** Stored data **
>> begin

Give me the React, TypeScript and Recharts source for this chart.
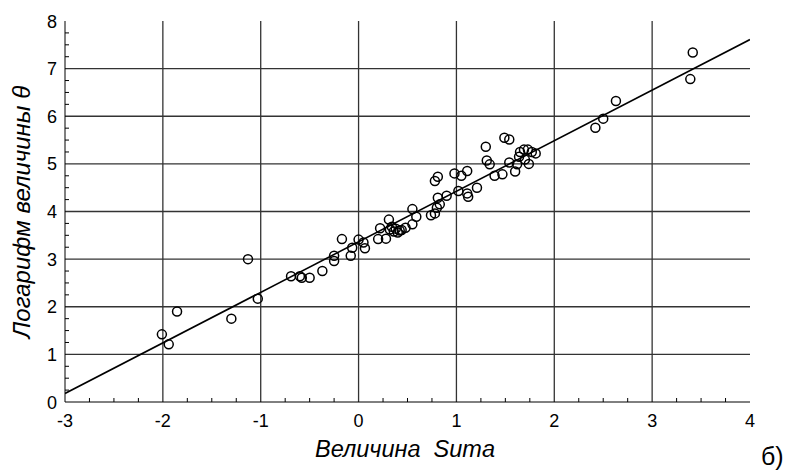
import React from 'react';
import { ScatterChart, Scatter, XAxis, YAxis, ReferenceLine } from 'recharts';

// observed points: Suma vs ln(theta)
const sumaValues = [
  -2.01, -1.94, -1.855, -1.3, -1.13, -1.03, -0.69, -0.6, -0.58, -0.5,
  -0.37, -0.25, -0.25, -0.17, -0.08, -0.065, 0.0, 0.05, 0.065, 0.2,
  0.22, 0.28, 0.31, 0.32, 0.34, 0.36, 0.38, 0.4, 0.42, 0.44,
  0.48, 0.55, 0.55, 0.59, 0.74, 0.78, 0.8, 0.83, 0.81, 0.78,
  0.81, 0.9, 0.98, 1.02, 1.05, 1.11, 1.11, 1.12, 1.21, 1.3,
  1.31, 1.34, 1.39, 1.47, 1.49, 1.54, 1.54, 1.6, 1.62, 1.64,
  1.65, 1.69, 1.73, 1.7, 1.74, 1.77, 1.81, 2.42, 2.5, 2.63,
  3.39, 3.415,
];
const logTheta = [
  1.42, 1.21, 1.9, 1.75, 3.0, 2.17, 2.64, 2.64, 2.61, 2.61,
  2.75, 2.96, 3.07, 3.42, 3.07, 3.24, 3.41, 3.35, 3.23, 3.42,
  3.65, 3.43, 3.83, 3.62, 3.68, 3.58, 3.64, 3.56, 3.6, 3.61,
  3.66, 3.73, 4.05, 3.89, 3.92, 3.96, 4.08, 4.15, 4.29, 4.64,
  4.73, 4.33, 4.8, 4.43, 4.75, 4.85, 4.38, 4.31, 4.5, 5.36,
  5.07, 4.99, 4.75, 4.78, 5.55, 5.51, 5.03, 4.84, 4.99, 5.15,
  5.25, 5.3, 5.3, 5.09, 5.0, 5.25, 5.22, 5.76, 5.95, 6.32,
  6.78, 7.34,
];

// fitted line endpoints
const fitX = [-3, 4];
const fitY = [0.18, 7.61];

const xMajor = [-3, -2, -1, 0, 1, 2, 3, 4];
const yMajor = [0, 1, 2, 3, 4, 5, 6, 7, 8];

const quarters = (lo: number, hi: number) => {
  const out: number[] = [];
  for (let v = lo; v <= hi + 1e-9; v += 0.25) out.push(Math.round(v * 100) / 100);
  return out;
};
const xTicks = quarters(-3, 4);
const yTicks = quarters(0, 8);

const points = sumaValues.map((x, i) => ({ x, y: logTheta[i] }));
const fitLine = fitX.map((x, i) => ({ x, y: fitY[i] }));

const FONT = '"Liberation Sans", Arial, sans-serif';
const GRID = '#333';
const isMajor = (v: number) => Number.isInteger(v);

const BottomTick = ({ x, y, payload }: any) => (
  <g>
    {!isMajor(payload.value) && <line x1={x} y1={y} x2={x} y2={y - 4} stroke="#000" />}
    {isMajor(payload.value) && (
      <text x={x} y={y + 25} textAnchor="middle" fontSize={18} fontFamily={FONT} fill="#000">
        {payload.value}
      </text>
    )}
  </g>
);

const TopTick = ({ x, y, payload }: any) =>
  isMajor(payload.value) ? <g /> : <line x1={x} y1={y} x2={x} y2={y + 4} stroke="#000" />;

const LeftTick = ({ x, y, payload }: any) => (
  <g>
    {!isMajor(payload.value) && <line x1={x} y1={y} x2={x + 4} y2={y} stroke="#000" />}
    {isMajor(payload.value) && (
      <text x={x - 8} y={y + 6.5} textAnchor="end" fontSize={18} fontFamily={FONT} fill="#000">
        {payload.value}
      </text>
    )}
  </g>
);

const RightTick = ({ x, y, payload }: any) =>
  isMajor(payload.value) ? <g /> : <line x1={x} y1={y} x2={x - 4} y2={y} stroke="#000" />;

const Ring = ({ cx, cy }: any) => (
  <circle cx={cx} cy={cy} r={4.5} fill="none" stroke="#000" strokeWidth={1.5} />
);

export default function App() {
  return (
    <div style={{ position: 'absolute', left: 0, top: 0, width: 788, height: 472, background: '#fff', fontFamily: FONT }}>
      <ScatterChart width={788} height={472} margin={{ top: 21, right: 38, bottom: 0, left: 0 }}>
        <XAxis
          xAxisId="b" dataKey="x" type="number" domain={[-3, 4]} ticks={xTicks} interval={0}
          height={70} tickSize={0} tickMargin={0} tickLine={false} tick={<BottomTick />}
          axisLine={{ stroke: '#000' }} allowDataOverflow
        />
        <XAxis
          xAxisId="t" orientation="top" dataKey="x" type="number" domain={[-3, 4]} ticks={xTicks} interval={0}
          height={0} tickSize={0} tickMargin={0} tickLine={false} tick={<TopTick />}
          axisLine={{ stroke: '#000' }} allowDataOverflow
        />
        <YAxis
          yAxisId="l" dataKey="y" type="number" domain={[0, 8]} ticks={yTicks} interval={0}
          width={65} tickSize={0} tickMargin={0} tickLine={false} tick={<LeftTick />}
          axisLine={{ stroke: '#000' }} allowDataOverflow
        />
        <YAxis
          yAxisId="r" orientation="right" dataKey="y" type="number" domain={[0, 8]} ticks={yTicks} interval={0}
          width={0} tickSize={0} tickMargin={0} tickLine={false} tick={<RightTick />}
          axisLine={{ stroke: '#000' }} allowDataOverflow
        />
        {xMajor.slice(1, -1).map((v) => (
          <ReferenceLine key={'gx' + v} xAxisId="b" yAxisId="l" x={v} stroke={GRID} strokeWidth={1.3} />
        ))}
        {yMajor.slice(1, -1).map((v) => (
          <ReferenceLine key={'gy' + v} xAxisId="b" yAxisId="l" y={v} stroke={GRID} strokeWidth={1.3} />
        ))}
        <Scatter
          xAxisId="t" yAxisId="r" data={fitLine} line={{ stroke: '#000', strokeWidth: 1.6 }}
          shape={() => <g />} isAnimationActive={false} legendType="none"
        />
        <Scatter xAxisId="b" yAxisId="l" data={points} shape={<Ring />} isAnimationActive={false} />
      </ScatterChart>
      <div
        style={{
          position: 'absolute', left: 22, top: 212, transform: 'translate(-50%, -50%) rotate(-90deg)',
          whiteSpace: 'nowrap', fontSize: 24, fontStyle: 'italic', lineHeight: 1,
        }}
      >
        Логарифм величины θ
      </div>
      <div
        style={{
          position: 'absolute', left: 405, top: 438, transform: 'translateX(-50%)',
          whiteSpace: 'pre', fontSize: 23.5, fontStyle: 'italic', lineHeight: 1,
        }}
      >
        {'Величина  Suma'}
      </div>
      <div style={{ position: 'absolute', left: 761, top: 444, fontSize: 25, lineHeight: 1, whiteSpace: 'nowrap' }}>
        б)
      </div>
    </div>
  );
}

>> end

** Requirement **
Please repeat exactly the data above from its first line to the line that contains "XAxis, YAxis, ReferenceLine", inclusive, and leave every picture out.

** Response to this task **
Give me the React, TypeScript and Recharts source for this chart.
import React from 'react';
import { ScatterChart, Scatter, XAxis, YAxis, ReferenceLine } from 'recharts';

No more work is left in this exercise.